I reperti di Castro esposti all’Ara Pacis

I reperti di Castro esposti all’Ara Pacis
di Donato NUZZACI
3 Minuti di Lettura
Lunedì 6 Marzo 2017, 11:51
Una miniera di preziosi reperti, una fonte di nuove informazioni, la possibilità di arricchire un racconto finora soltanto adombrato: il racconto di Castrum Minervae. Una narrazione meravigliosa e affascinante, con l’approdo di Enea in fuga da Troia, il tempio alla dea guerriera, alcune pagine di Storia ancora da scrivere, e insieme uno straordinario contributo alla ricostruzione di quel complesso mosaico che è la nostra identità di italiani, di pugliesi, di salentini.
Di tutto questo si è parlato ieri al Castello Aragonese di Castro, sede del nuovo Museo Archeologico, nel corso di un incontro in cui è stato tracciato un bilancio dei risultati raggiunti finora nel progetto per il Parco Archeologico e Letterario “Sulle orme di Enea - Il Tempio di Minerva” (operazione finanziata con il programma Poin).
Un’occasione per l’archeologo Francesco D’Andria, primo attore e sostenitore di quest’avventura, per fornire le ultime novità e rimarcare l’importanza del lavoro già fatto.
Tra gli ultimi reperti emersi dagli scavi a Castro, nella zona del Tempio di Minerva, ci sono alcuni morsi di cavallo in bronzo, ma c’è, soprattutto, una testa di ariete in avorio che risale al IV secolo a.C.
Si tratta di una scoperta importante: l’unica scultura in avorio di età storica trovata in Puglia e la cui manifattura, come ha spiegato D’Andria, sembra la stessa delle tombe di Filippo II di Macedonia, a Salonicco.
«L’avorio - ha spiegato D’Andria - era una materia lavorata negli atelier reali, e questo vuol dire che la scultura quasi certamente è un dono alla dea Atena fatto da un re che veniva dalla sponda opposta. Probabilmente questa scultura ha fatto parte di uno stock di doni che i re dell’Epiro, che avevano contatti con la Macedonia, lasciarono al santuario di Castro».

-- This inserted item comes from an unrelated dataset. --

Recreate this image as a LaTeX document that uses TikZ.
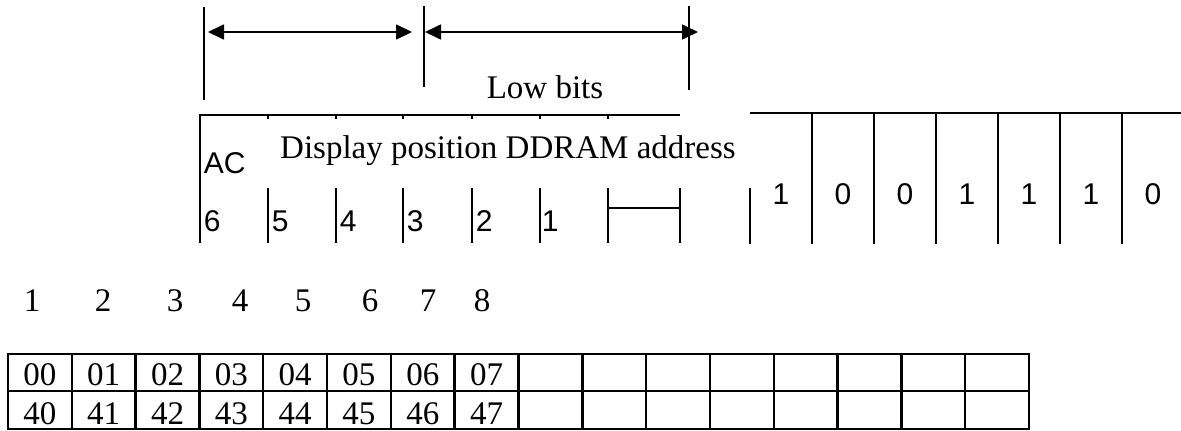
\documentclass[tikz,border=0pt]{standalone}
\usepackage{fontspec}
\setmainfont{Liberation Serif}
\newfontfamily\arialfam{Liberation Sans}
\usetikzlibrary{arrows.meta}

\begin{document}
\begin{tikzpicture}[x=1pt,y=-1pt,line width=1.7pt,
  serif/.style={font=\fontsize{33}{36}\selectfont,inner sep=0pt},
  sans/.style={font=\arialfam\fontsize{30}{34}\selectfont,inner sep=0pt},
  dimline/.style={{Triangle[length=16pt,width=15pt]}-{Triangle[length=16pt,width=15pt]},line width=1.7pt},
  gridline/.style={line width=2.4pt}]
\useasboundingbox (0,0) rectangle (1181,431);

% extension lines of the bit ranges
\coordinate (e1t) at (204,7);   \coordinate (e1b) at (204,100);
\coordinate (e2t) at (424,6);   \coordinate (e2b) at (424,87);
\coordinate (e3t) at (689,6);   \coordinate (e3b) at (689,90);
\draw (e1t) -- (e1b);
\draw (e2t) -- (e2b);
\draw (e3t) -- (e3b);

% dimension arrows
\coordinate (a1l) at (208,32);  \coordinate (a1r) at (412,32);
\coordinate (a2l) at (425,32);  \coordinate (a2r) at (698,32);
\draw[dimline] (a1l) -- (a1r);
\draw[dimline] (a2l) -- (a2r);
\node[serif,anchor=base] (lowbits) at (545,98) {Low bits};

% address register frame
\draw (200,243) -- (200,115) -- (680,115);
\foreach \x in {268,336,403,472,540,608}{
  \draw (\x,115) -- (\x,119);
}
\node[sans,anchor=base west] (ac) at (203,173) {AC};
\node[serif,anchor=base] (caption) at (508,158) {Display position DDRAM address};

% bit positions
\foreach \x in {268,336,403,472,540,608,680}{
  \draw (\x,188) -- (\x,243);
}
\draw (608,208) -- (680,208);
\node[sans,anchor=base west] (b6) at (203,231) {6};
\node[sans,anchor=base west] (b5) at (271,231) {5};
\node[sans,anchor=base west] (b4) at (339,231) {4};
\node[sans,anchor=base west] (b3) at (406,231) {3};
\node[sans,anchor=base west] (b2) at (475,231) {2};
\node[sans,anchor=base west] (b1) at (541,231) {1};

% bit values
\draw (750,113) -- (1181,113);
\draw (750,188) -- (750,244);
\foreach \k in {0,...,5}{
  \draw ({812+62*\k},113) -- ({812+62*\k},244);
}
\foreach \v [count=\i from 0] in {1,0,0,1,1,1,0}{
  \node[sans,anchor=base] (v\i) at ({781+62*\i},204) {\v};
}

% display column numbers
\foreach \n/\x in {1/32,2/103,3/175,4/240,5/303,6/370,7/428,8/482}{
  \node[serif,anchor=base] (col\n) at (\x,311) {\n};
}

% DDRAM address table
\draw[gridline] (8,354) rectangle (1029,429);
\draw[gridline] (8,391) -- (1029,391);
\foreach \i in {1,...,15}{
  \draw[gridline] ({8+63.8125*\i},354) -- ({8+63.8125*\i},429);
}
\foreach \i in {0,...,7}{
  \node[serif,anchor=base] (r0c\i) at ({8+63.8125*(\i+0.5)},385) {0\i};
  \node[serif,anchor=base] (r1c\i) at ({8+63.8125*(\i+0.5)},424) {4\i};
}
\end{tikzpicture}
\end{document}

L’importanza di questo e degli altri reperti - si è saputo ieri - verrà consacrata dall’esposizione dei pezzi, e tra questi dei “fregi” che sono stati ritrovati nella zona di scavo, in una mostra che si terrà dopo l’estate a Roma, al Museo dell’Ara Pacis, e che durerà tra i due e i tre mesi.
Una vetrina importantissima che ospiterà anche, come ha ricordato poi il sindaco di Castro Alfonso Capraro, il busto della statua d’Atena.
«Va detto che presso l’Ara Pacis - ha ricordato D’Andria - sono presenti dei fregi a girali in marmo che sono di età augustea (primo secolo dopo Cristo), mentre i fregi in pietra leccese con girali floreali di Castro, che presentano all’interno dei motivi con figure di animali o persone, di raffinatissima fattura, risalgono ad almeno 200-300 anni prima (III a. C.). Sono stati inventati a Taranto da artigiani salentini che hanno realizzato l’altare di cui è stata trovata a Castro la balaustra, in pietra leccese. E sono dei capolavori assoluti che sembrano prefigurare il barocco leccese».
I fregi saranno ora studiati anche dalla professoressa Caneva dell’Università di Roma che ha studiato proprio la simbologia delle specie botaniche del fregio dell’Ara Pacis.
«Finora si pensava che l’origine dei fregi dell’Ara Pacis fosse a Pergamo in Asia Minore - ha detto D’Andria - invece non si trattava di Pergamo, ma di Taranto e della Macedonia. E c’è una continuità, il clima culturale artistico è lo stesso».
Le ricerche e gli scavi di Castro, è stato ricordato, sono stati finanziati con i Poin, e in parte sostenute da un privato, Francesco De Sio Lazzari, figlio del celebre geologo Antonio Lazzari al quale è intitolato il Museo di Castro.
Oltre al sindaco di Castro Capraro e a D’Andria, responsabile scientifico delle attività di ricerca, sono intervenuti all’incontro Loredana Capone, assessore alla cultura della Regione; Maria Piccarreta soprintendente per le Province di Brindisi, Lecce e Taranto; lo studioso Salvatore Bianco; Amedeo Galati, archeologo responsabile del settore di scavo in località Capanne e Luigi Coluccia, archeologo responsabile del settore di scavo in località Palombara.